Leaving out every picture, copy the lines of the data exactly, from the first through the line containing "second\u2212order', 'entropy second\u2212order']".

Exercise inputs start

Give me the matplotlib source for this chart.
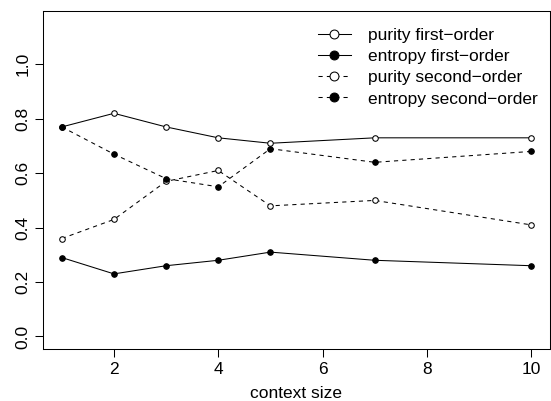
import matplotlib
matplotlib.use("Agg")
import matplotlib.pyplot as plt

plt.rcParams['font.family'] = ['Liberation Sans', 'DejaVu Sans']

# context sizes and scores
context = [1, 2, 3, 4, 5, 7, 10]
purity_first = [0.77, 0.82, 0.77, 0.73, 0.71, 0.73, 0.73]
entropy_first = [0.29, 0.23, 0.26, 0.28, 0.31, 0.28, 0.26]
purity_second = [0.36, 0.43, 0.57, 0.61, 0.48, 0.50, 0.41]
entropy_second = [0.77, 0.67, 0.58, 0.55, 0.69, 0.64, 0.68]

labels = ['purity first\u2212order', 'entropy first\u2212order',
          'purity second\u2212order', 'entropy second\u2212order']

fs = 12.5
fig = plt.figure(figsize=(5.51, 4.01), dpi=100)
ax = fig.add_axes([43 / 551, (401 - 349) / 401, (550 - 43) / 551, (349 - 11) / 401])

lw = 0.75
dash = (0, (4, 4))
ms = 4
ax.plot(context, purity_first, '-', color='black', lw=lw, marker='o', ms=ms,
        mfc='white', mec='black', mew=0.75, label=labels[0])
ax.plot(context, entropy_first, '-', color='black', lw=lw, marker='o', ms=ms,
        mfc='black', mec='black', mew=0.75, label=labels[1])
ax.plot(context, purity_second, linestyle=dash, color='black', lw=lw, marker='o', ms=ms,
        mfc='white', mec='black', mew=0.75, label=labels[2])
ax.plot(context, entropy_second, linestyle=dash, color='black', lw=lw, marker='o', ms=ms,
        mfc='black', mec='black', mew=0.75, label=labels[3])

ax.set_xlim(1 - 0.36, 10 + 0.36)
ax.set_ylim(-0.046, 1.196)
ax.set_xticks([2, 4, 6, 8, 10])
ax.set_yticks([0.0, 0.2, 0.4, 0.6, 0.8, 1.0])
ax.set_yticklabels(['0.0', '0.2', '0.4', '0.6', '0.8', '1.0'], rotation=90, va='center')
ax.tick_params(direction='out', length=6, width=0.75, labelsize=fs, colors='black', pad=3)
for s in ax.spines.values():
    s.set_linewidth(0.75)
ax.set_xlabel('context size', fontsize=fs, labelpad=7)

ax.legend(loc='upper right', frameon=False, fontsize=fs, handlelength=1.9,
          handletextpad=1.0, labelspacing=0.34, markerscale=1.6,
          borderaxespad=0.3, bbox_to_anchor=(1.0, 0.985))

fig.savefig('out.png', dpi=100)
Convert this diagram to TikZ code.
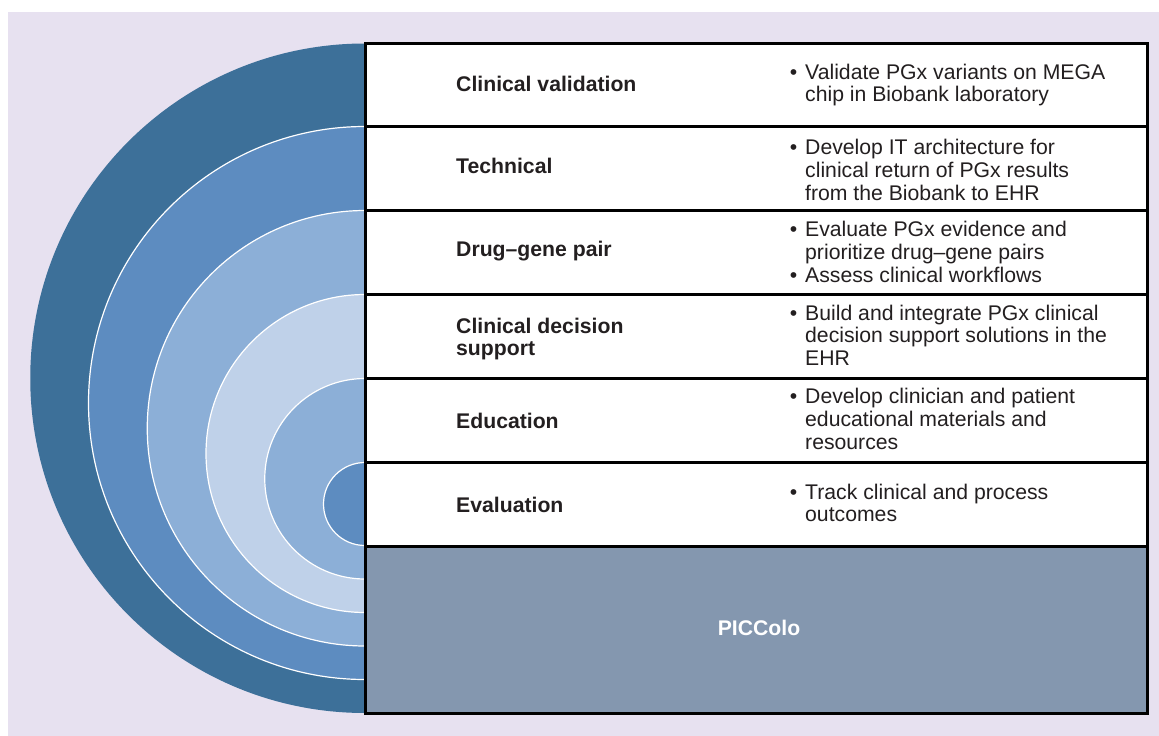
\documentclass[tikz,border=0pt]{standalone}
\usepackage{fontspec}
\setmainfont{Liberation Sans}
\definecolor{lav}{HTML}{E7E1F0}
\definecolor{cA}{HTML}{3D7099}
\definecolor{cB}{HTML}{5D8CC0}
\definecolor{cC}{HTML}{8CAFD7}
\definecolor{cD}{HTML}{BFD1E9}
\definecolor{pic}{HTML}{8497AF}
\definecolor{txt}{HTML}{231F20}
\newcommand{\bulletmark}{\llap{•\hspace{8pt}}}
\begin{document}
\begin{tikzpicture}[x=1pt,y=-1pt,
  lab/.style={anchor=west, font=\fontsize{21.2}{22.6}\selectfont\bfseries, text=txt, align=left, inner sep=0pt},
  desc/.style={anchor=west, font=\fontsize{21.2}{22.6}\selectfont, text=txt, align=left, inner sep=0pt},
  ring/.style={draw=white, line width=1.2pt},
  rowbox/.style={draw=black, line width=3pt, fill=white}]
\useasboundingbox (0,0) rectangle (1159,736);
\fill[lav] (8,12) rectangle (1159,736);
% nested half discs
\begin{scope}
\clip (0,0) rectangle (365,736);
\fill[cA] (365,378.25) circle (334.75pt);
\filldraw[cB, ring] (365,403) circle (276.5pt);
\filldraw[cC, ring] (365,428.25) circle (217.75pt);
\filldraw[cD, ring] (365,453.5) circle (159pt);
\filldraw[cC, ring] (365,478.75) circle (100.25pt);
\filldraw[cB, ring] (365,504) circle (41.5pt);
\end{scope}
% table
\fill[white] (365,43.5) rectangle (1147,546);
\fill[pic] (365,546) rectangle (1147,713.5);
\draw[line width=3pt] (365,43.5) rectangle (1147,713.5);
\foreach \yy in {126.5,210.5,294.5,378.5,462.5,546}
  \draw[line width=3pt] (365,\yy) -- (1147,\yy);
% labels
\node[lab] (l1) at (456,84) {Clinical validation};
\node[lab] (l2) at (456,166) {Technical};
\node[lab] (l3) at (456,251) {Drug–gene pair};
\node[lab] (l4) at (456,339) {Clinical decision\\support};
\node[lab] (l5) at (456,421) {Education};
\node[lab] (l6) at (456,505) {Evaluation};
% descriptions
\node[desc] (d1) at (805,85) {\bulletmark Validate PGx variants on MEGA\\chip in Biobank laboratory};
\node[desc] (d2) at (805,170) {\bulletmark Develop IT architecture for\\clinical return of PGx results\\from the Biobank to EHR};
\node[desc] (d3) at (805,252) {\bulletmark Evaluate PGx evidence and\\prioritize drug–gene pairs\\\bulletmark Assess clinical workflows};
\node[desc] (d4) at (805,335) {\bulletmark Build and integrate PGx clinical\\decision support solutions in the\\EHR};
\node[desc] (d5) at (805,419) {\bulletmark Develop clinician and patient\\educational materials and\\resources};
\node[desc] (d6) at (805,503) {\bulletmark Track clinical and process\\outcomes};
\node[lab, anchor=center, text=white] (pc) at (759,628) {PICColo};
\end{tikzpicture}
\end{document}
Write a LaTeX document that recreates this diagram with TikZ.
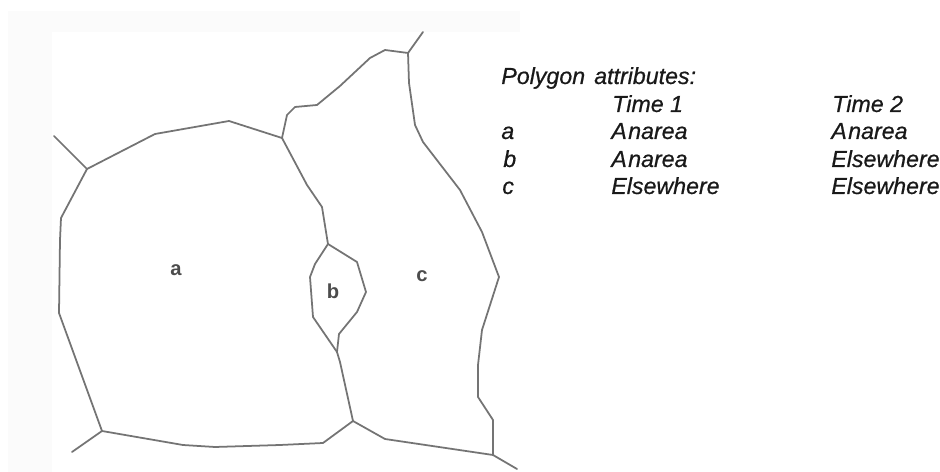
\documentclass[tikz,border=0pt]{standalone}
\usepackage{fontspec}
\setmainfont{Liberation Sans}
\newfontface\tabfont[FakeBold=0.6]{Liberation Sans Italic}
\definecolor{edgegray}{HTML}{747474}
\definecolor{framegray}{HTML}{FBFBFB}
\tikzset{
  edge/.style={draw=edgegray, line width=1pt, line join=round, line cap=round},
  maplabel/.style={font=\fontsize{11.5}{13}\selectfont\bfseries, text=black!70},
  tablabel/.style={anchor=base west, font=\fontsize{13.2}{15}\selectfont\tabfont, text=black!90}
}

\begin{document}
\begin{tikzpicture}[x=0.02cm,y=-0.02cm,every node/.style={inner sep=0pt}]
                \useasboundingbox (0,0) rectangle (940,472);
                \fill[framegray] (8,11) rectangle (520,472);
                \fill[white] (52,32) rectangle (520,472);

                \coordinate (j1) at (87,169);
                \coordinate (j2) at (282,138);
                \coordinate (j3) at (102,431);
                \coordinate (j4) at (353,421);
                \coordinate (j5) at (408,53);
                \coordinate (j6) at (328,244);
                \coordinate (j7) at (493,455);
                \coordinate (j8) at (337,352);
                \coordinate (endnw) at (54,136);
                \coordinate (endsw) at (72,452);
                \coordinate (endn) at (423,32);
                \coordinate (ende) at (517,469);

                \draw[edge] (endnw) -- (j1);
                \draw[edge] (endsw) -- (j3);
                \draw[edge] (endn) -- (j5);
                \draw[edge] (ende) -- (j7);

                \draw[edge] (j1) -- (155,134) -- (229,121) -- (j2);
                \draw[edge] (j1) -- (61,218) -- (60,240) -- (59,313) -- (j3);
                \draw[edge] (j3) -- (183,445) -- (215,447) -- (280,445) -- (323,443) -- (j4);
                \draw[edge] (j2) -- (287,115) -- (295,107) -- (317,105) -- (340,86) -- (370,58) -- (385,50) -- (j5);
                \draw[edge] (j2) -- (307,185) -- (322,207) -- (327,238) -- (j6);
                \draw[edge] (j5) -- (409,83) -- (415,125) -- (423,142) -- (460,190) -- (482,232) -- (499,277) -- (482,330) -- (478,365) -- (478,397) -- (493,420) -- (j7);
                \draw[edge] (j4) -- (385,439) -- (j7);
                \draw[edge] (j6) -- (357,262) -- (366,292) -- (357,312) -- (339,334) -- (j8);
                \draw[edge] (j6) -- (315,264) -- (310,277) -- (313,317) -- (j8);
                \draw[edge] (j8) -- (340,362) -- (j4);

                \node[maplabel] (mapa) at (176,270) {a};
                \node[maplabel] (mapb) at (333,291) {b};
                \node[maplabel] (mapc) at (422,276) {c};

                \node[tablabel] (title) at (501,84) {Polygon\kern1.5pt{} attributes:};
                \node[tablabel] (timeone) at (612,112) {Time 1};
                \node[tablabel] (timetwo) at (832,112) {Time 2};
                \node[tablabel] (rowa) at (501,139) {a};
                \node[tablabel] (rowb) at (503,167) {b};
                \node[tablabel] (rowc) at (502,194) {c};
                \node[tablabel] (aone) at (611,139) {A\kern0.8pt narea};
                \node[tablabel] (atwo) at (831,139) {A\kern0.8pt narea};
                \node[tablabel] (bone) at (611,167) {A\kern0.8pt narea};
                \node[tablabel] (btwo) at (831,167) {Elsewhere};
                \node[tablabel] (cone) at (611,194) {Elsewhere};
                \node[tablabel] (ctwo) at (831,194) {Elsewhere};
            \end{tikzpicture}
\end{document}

Exercise inputs end

◆ Reply ◆
Give me the matplotlib source for this chart.
import matplotlib
matplotlib.use("Agg")
import matplotlib.pyplot as plt

plt.rcParams['font.family'] = ['Liberation Sans', 'DejaVu Sans']

# context sizes and scores
context = [1, 2, 3, 4, 5, 7, 10]
purity_first = [0.77, 0.82, 0.77, 0.73, 0.71, 0.73, 0.73]
entropy_first = [0.29, 0.23, 0.26, 0.28, 0.31, 0.28, 0.26]
purity_second = [0.36, 0.43, 0.57, 0.61, 0.48, 0.50, 0.41]
entropy_second = [0.77, 0.67, 0.58, 0.55, 0.69, 0.64, 0.68]

labels = ['purity first\u2212order', 'entropy first\u2212order',
          'purity second\u2212order', 'entropy second\u2212order']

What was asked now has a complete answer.